Scariest Halloween Ideas Ever

It’s finally October, and that means two things depending on who you are:

1. If you’re a mulleted DJ at the local Zoo/Edge/Kiss/Star radio station, it’s Rocktober and the month of Double-Shot Thursdays.

2. If you're anybody else, it’s time for Halloween.

Don't give toothbrushes out for Halloween. That’s not a treat.
That’s like giving out burn kits to kids on the 4th of July.


To guarantee that this Halloween is pants-pissingly scary (October’s already off to a frightening start with the revelation of the Screech sex tape and the fact that two Ashton Kutcher movies opened at the top of this weekend’s box office), I’m giving you my suggestions for making the spookiest haunted house ever...

When trick-or-treaters visit, have a youngster answer the door. Here are some scary costume suggestions for what the tot should be dressed as:
  • Steve Irwin (wear a khaki outfit and "accessorize" with a sting ray barb)
  • John Mark Karr (wear a short-sleeve maroon button-up shirt that’s two sizes too big and hike up your pants above your stomach, then pretend you did it)
  • A Zombie (dress up as Katie Holmes, then act like Tom is around)
After the kid answers the door, have the child let the trick-or-treaters into the kitchen, where your guests will be left to wait. Then, you pop out from behind a curtain in the kitchen and say, “Hi, I’m Chris Hansen from Dateline NBC.”

It's more effective than saying "Boo!" But be careful – those aren’t Snickers bars you'll see plopping on the linoleum.

Let me read you this transcript: ‘Trick or treat, smell my feet, give me something good to eat.’ You really think that's appropriate to say to a child?”

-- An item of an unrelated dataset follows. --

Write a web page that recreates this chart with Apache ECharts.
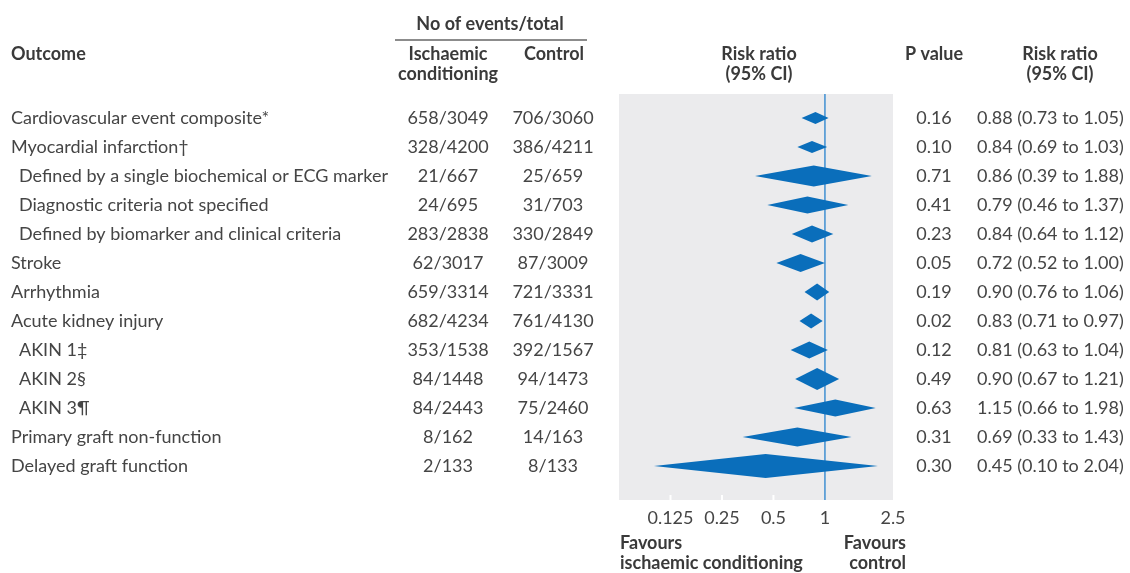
<!DOCTYPE html>
<html><head><meta charset="utf-8">
<script src="https://cdn.jsdelivr.net/npm/echarts@6/dist/echarts.min.js"></script>
<style>html,body{margin:0;padding:0;background:#fff}#c{width:1130px;height:573px}</style>
</head><body><div id="c"></div>
<script>
const outcomes = ['Cardiovascular event composite*','Myocardial infarction\u2020','Defined by a single biochemical or ECG marker','Diagnostic criteria not specified','Defined by biomarker and clinical criteria','Stroke','Arrhythmia','Acute kidney injury','AKIN 1\u2021','AKIN 2\u00a7','AKIN 3\u00b6','Primary graft non-function','Delayed graft function'];
const indentLevel = [0,0,1,1,1,0,0,0,1,1,1,0,0];
const ischEvents = [658,328,21,24,283,62,659,682,353,84,84,8,2];
const ischTotal = [3049,4200,667,695,2838,3017,3314,4234,1538,1448,2443,162,133];
const ctrlEvents = [706,386,25,31,330,87,721,761,392,94,75,14,8];
const ctrlTotal = [3060,4211,659,703,2849,3009,3331,4130,1567,1473,2460,163,133];
const pValues = ['0.16','0.10','0.71','0.41','0.23','0.05','0.19','0.02','0.12','0.49','0.63','0.31','0.30'];
const riskRatio = [0.88,0.84,0.86,0.79,0.84,0.72,0.90,0.83,0.81,0.90,1.15,0.69,0.45];
const ciLow = [0.73,0.69,0.39,0.46,0.64,0.52,0.76,0.71,0.63,0.67,0.66,0.33,0.10];
const ciHigh = [1.05,1.03,1.88,1.37,1.12,1.00,1.06,0.97,1.04,1.21,1.98,1.43,2.04];
const diamondHeight = [12,12,21,17,17,18,17,15,17,22,17,19,24];
const xTickLabels = [0.125,0.25,0.5,1,2.5];
const xTickMarks = [0.125,0.25,0.5];

const FONT = 'Lato';
const BODY = '#454545';
const HEAD = '#3a3a3a';
const Y_MIN = -0.8276, Y_MAX = 13.172;

const chart = echarts.init(document.getElementById('c'));
const rows = outcomes.map((o,i)=>i);

function txt(text,x,y,align,bold){
  return {type:'text',x:x,y:y,silent:true,style:{text:text,fill:bold?HEAD:BODY,font:(bold?'bold ':'')+'18px '+FONT,align:align,verticalAlign:'middle'}};
}

const option = {
  animation:false,
  grid:{left:619,right:237,top:94,bottom:73,show:true,backgroundColor:'#ebebed',borderWidth:0},
  xAxis:{type:'log',logBase:2,min:0.0625,max:2.5,position:'bottom',
    axisLine:{show:false,onZero:false},
    splitLine:{show:false},
    axisTick:{show:false},
    axisLabel:{show:true,customValues:xTickLabels,margin:9,color:BODY,fontFamily:FONT,fontSize:18,
      formatter:v=>String(+Number(v).toPrecision(4))}
  },
  yAxis:{type:'value',inverse:true,min:Y_MIN,max:Y_MAX,show:false},
  graphic:[
    txt('No of events/total',490,24,'center',true),
    {type:'line',silent:true,shape:{x1:395,y1:40,x2:587,y2:40},style:{stroke:'#666',lineWidth:1.5}},
    txt('Outcome',11,54,'left',true),
    txt('Ischaemic',448,54,'center',true),
    txt('conditioning',448,74,'center',true),
    txt('Control',554,54,'center',true),
    txt('Risk ratio',759,54,'center',true),
    txt('(95% CI)',759,74,'center',true),
    txt('P value',934,54,'center',true),
    txt('Risk ratio',1060,54,'center',true),
    txt('(95% CI)',1060,74,'center',true),
    txt('Favours',620,543,'left',true),
    txt('ischaemic conditioning',620,563,'left',true),
    txt('Favours',906,543,'right',true),
    txt('control',906,563,'right',true)
  ],
  series:[
    {type:'custom',z:1,silent:true,clip:false,data:xTickMarks.map(v=>[v,Y_MAX]),
      encode:{x:0,y:1},
      renderItem:(p,api)=>{
        const a=api.coord([api.value(0),Y_MAX]);
        return {type:'line',shape:{x1:a[0],y1:a[1],x2:a[0],y2:a[1]-5},style:{stroke:'#ffffff',lineWidth:2}};
      }},
    {type:'custom',z:1,silent:true,data:[[1,0]],
      renderItem:(p,api)=>{
        const a=api.coord([1,Y_MIN]), b=api.coord([1,Y_MAX]);
        return {type:'line',shape:{x1:a[0],y1:a[1],x2:b[0],y2:b[1]},style:{stroke:'#3f8fd2',lineWidth:1.5}};
      }},
    {type:'custom',z:2,silent:true,
      data:rows.map(i=>[riskRatio[i],i,ciLow[i],ciHigh[i],diamondHeight[i]]),
      encode:{x:0,y:1},
      renderItem:(p,api)=>{
        const row=api.value(1);
        const c=api.coord([api.value(0),row]);
        const l=api.coord([api.value(2),row]);
        const r=api.coord([api.value(3),row]);
        const h=api.value(4)/2;
        return {type:'polygon',shape:{points:[[l[0],c[1]],[c[0],c[1]-h],[r[0],c[1]],[c[0],c[1]+h]]},style:{fill:'#0a6ebb'}};
      }},
    {type:'custom',z:3,silent:true,clip:false,
      data:rows.map(i=>[1,i]),
      encode:{x:0,y:1},
      renderItem:(p,api)=>{
        const i=api.value(1);
        const y=api.coord([1,i])[1];
        const rrText=riskRatio[i].toFixed(2)+' ('+ciLow[i].toFixed(2)+' to '+ciHigh[i].toFixed(2)+')';
        return {type:'group',children:[
          txt(outcomes[i],11+indentLevel[i]*8,y,'left',false),
          txt(ischEvents[i]+'/'+ischTotal[i],448,y,'center',false),
          txt(ctrlEvents[i]+'/'+ctrlTotal[i],553,y,'center',false),
          txt(pValues[i],934,y,'center',false),
          txt(rrText,977,y,'left',false)
        ]};
      }}
  ]
};
chart.setOption(option);
</script></body></html>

For those of you who don’t know, Chris Hansen hosts a recurring hidden-camera sting operation on Dateline called “To Catch a Predator,” in which he ambushes online pervs who’ve been lured to suburban kitchens for what they think is a sure thing with an underage kid. Instead, they get their Gymboree-chasin’ pants scared off of them when a news reporter comes out and punks them into a 20-year stint in prison. It’s the best show on television, and you can catch it every Friday at 9pm when you’re not rockin’ like a hurricane to a double dose of The Scorpions this Rocktober.